What to do
Copy exactly, and only, the lines between the line holding "Clone this chart" and the line holding "const fmt = (v: number)", inclusive; skip the pictures.

Provided data
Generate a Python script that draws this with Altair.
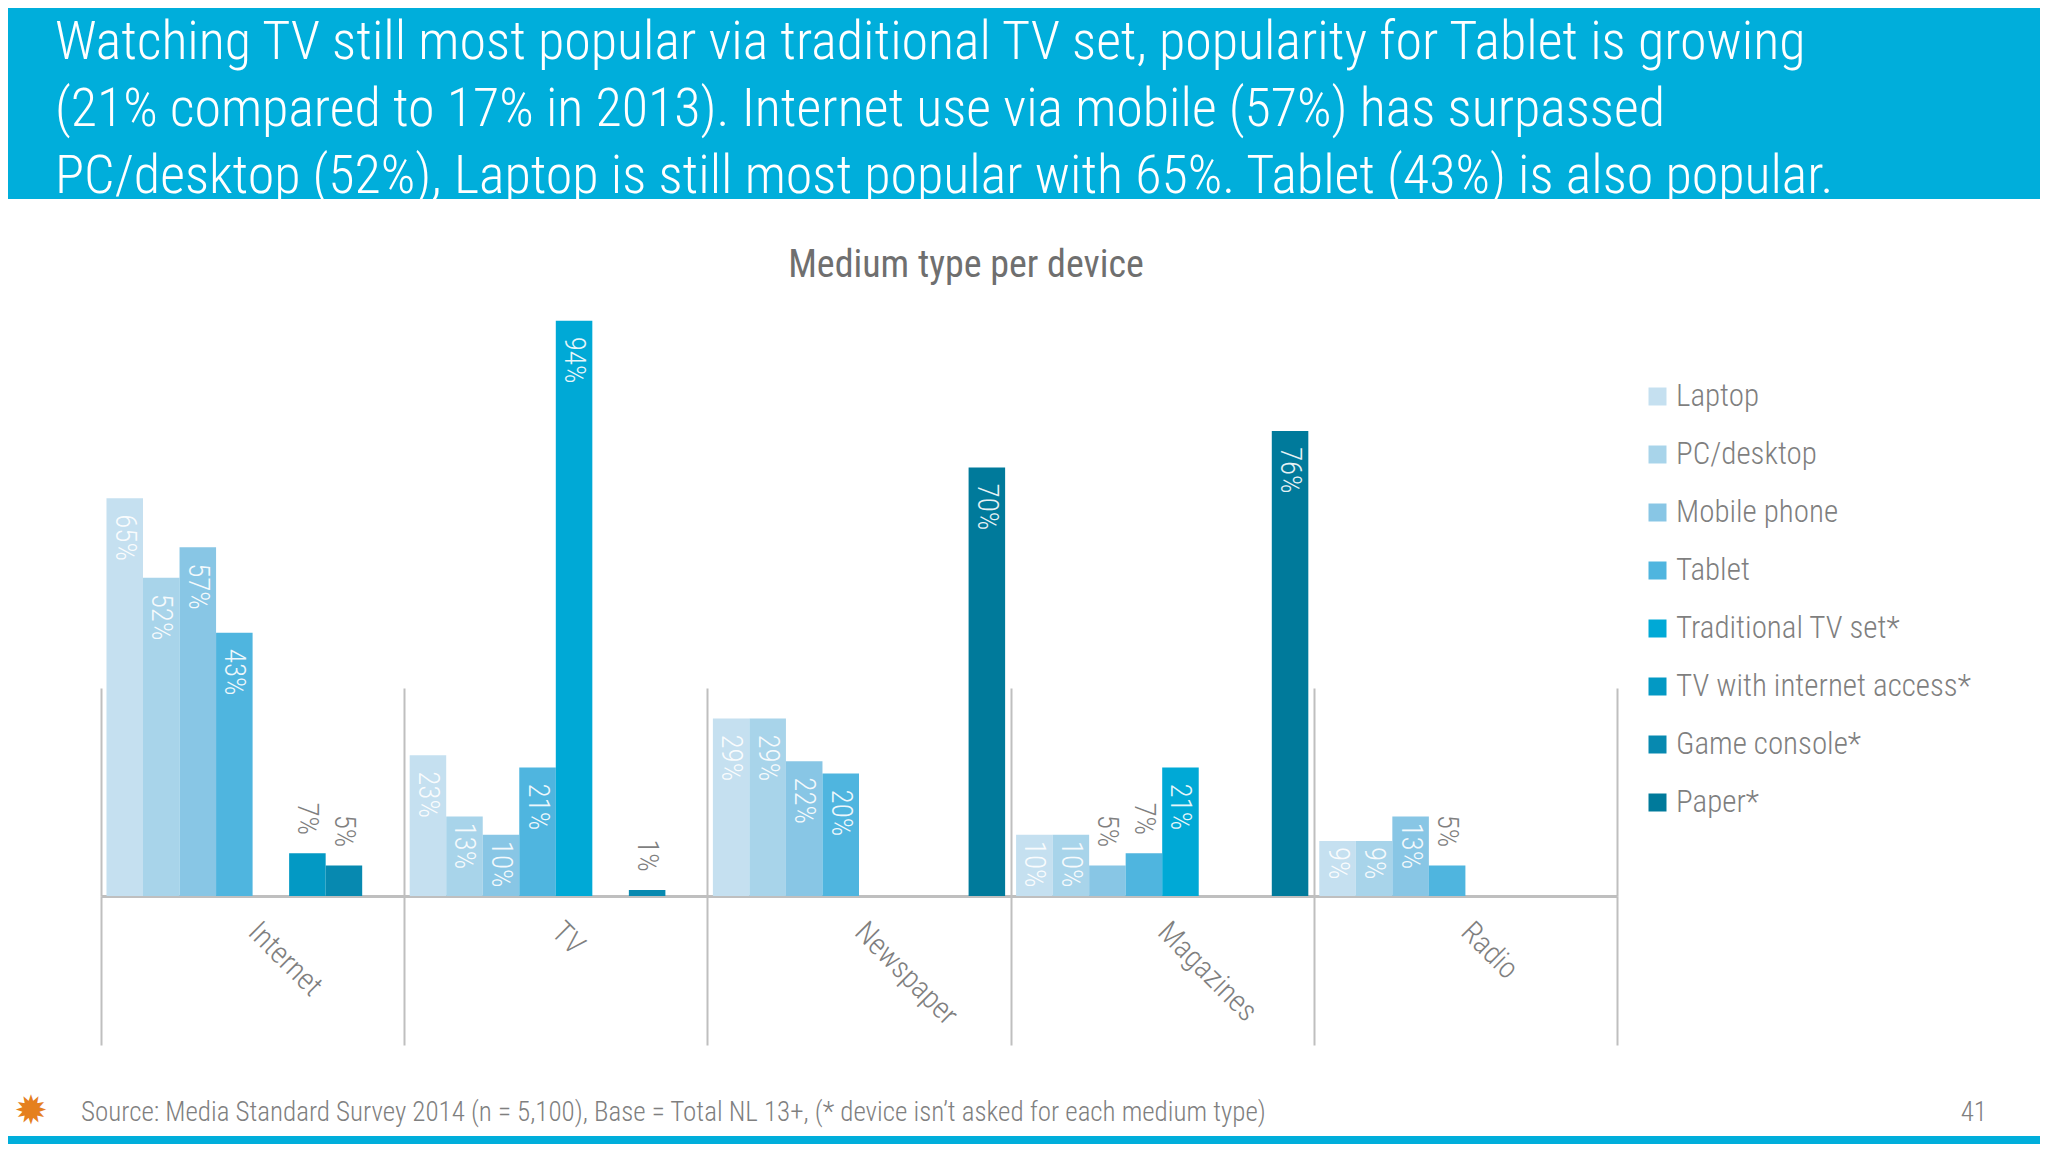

...

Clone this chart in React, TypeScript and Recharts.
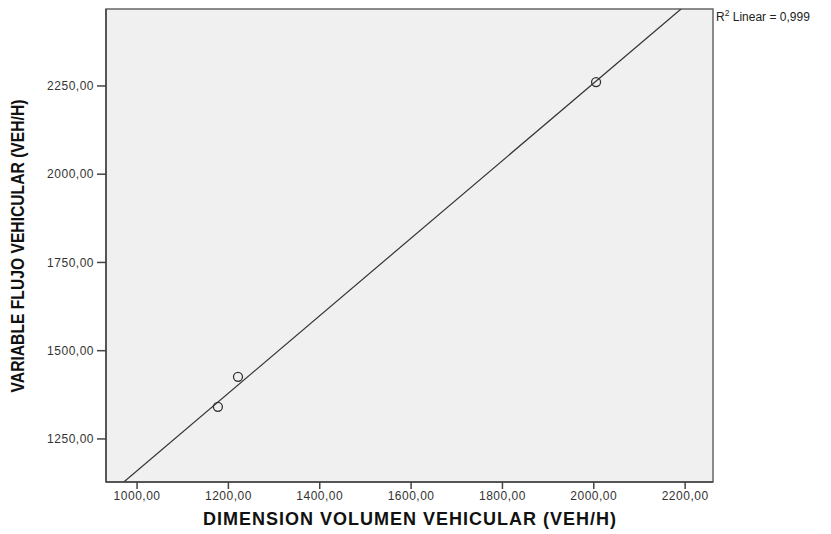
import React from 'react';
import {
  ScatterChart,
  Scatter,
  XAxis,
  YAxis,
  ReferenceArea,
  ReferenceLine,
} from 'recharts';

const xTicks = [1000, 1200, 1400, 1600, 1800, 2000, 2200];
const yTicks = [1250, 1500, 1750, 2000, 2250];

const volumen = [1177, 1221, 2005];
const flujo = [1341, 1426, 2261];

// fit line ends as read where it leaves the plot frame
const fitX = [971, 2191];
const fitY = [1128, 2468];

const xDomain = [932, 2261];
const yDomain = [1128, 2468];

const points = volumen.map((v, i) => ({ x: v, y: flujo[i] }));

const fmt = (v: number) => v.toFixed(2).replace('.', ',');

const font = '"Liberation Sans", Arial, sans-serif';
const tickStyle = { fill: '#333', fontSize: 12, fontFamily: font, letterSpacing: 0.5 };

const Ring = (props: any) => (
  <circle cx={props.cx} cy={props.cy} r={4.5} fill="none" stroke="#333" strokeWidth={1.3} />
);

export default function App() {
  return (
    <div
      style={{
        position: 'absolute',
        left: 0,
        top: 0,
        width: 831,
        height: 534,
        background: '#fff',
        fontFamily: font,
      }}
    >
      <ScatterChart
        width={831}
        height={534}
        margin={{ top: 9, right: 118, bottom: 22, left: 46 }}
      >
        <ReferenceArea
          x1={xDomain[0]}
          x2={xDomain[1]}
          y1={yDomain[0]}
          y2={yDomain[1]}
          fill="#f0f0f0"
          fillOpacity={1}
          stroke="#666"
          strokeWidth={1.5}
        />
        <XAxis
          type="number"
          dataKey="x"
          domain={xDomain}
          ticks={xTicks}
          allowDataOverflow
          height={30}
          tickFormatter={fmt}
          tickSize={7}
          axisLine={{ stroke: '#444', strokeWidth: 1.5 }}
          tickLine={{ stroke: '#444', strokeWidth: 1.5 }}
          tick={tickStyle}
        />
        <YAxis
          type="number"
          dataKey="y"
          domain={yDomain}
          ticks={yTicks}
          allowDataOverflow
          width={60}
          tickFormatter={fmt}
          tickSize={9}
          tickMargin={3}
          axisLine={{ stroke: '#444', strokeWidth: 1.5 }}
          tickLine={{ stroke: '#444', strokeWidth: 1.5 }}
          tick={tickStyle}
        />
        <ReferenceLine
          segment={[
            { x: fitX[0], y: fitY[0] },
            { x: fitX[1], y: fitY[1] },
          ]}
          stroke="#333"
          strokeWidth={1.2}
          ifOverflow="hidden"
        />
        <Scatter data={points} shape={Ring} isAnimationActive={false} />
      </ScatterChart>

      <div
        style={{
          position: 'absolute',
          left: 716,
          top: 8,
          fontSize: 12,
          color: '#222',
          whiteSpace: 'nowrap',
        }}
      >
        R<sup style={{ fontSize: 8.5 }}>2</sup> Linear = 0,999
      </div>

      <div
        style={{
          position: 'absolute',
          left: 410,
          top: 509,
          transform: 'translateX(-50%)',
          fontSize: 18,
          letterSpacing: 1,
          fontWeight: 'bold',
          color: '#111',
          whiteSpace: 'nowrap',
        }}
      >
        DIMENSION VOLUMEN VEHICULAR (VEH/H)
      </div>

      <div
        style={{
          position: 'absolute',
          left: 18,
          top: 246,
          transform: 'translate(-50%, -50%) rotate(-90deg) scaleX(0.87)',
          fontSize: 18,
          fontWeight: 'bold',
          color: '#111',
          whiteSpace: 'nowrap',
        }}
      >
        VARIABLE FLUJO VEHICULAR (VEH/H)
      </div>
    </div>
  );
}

Exercise answer
Clone this chart in React, TypeScript and Recharts.
import React from 'react';
import {
  ScatterChart,
  Scatter,
  XAxis,
  YAxis,
  ReferenceArea,
  ReferenceLine,
} from 'recharts';

const xTicks = [1000, 1200, 1400, 1600, 1800, 2000, 2200];
const yTicks = [1250, 1500, 1750, 2000, 2250];

const volumen = [1177, 1221, 2005];
const flujo = [1341, 1426, 2261];

// fit line ends as read where it leaves the plot frame
const fitX = [971, 2191];
const fitY = [1128, 2468];

const xDomain = [932, 2261];
const yDomain = [1128, 2468];

const points = volumen.map((v, i) => ({ x: v, y: flujo[i] }));

const fmt = (v: number) => v.toFixed(2).replace('.', ',');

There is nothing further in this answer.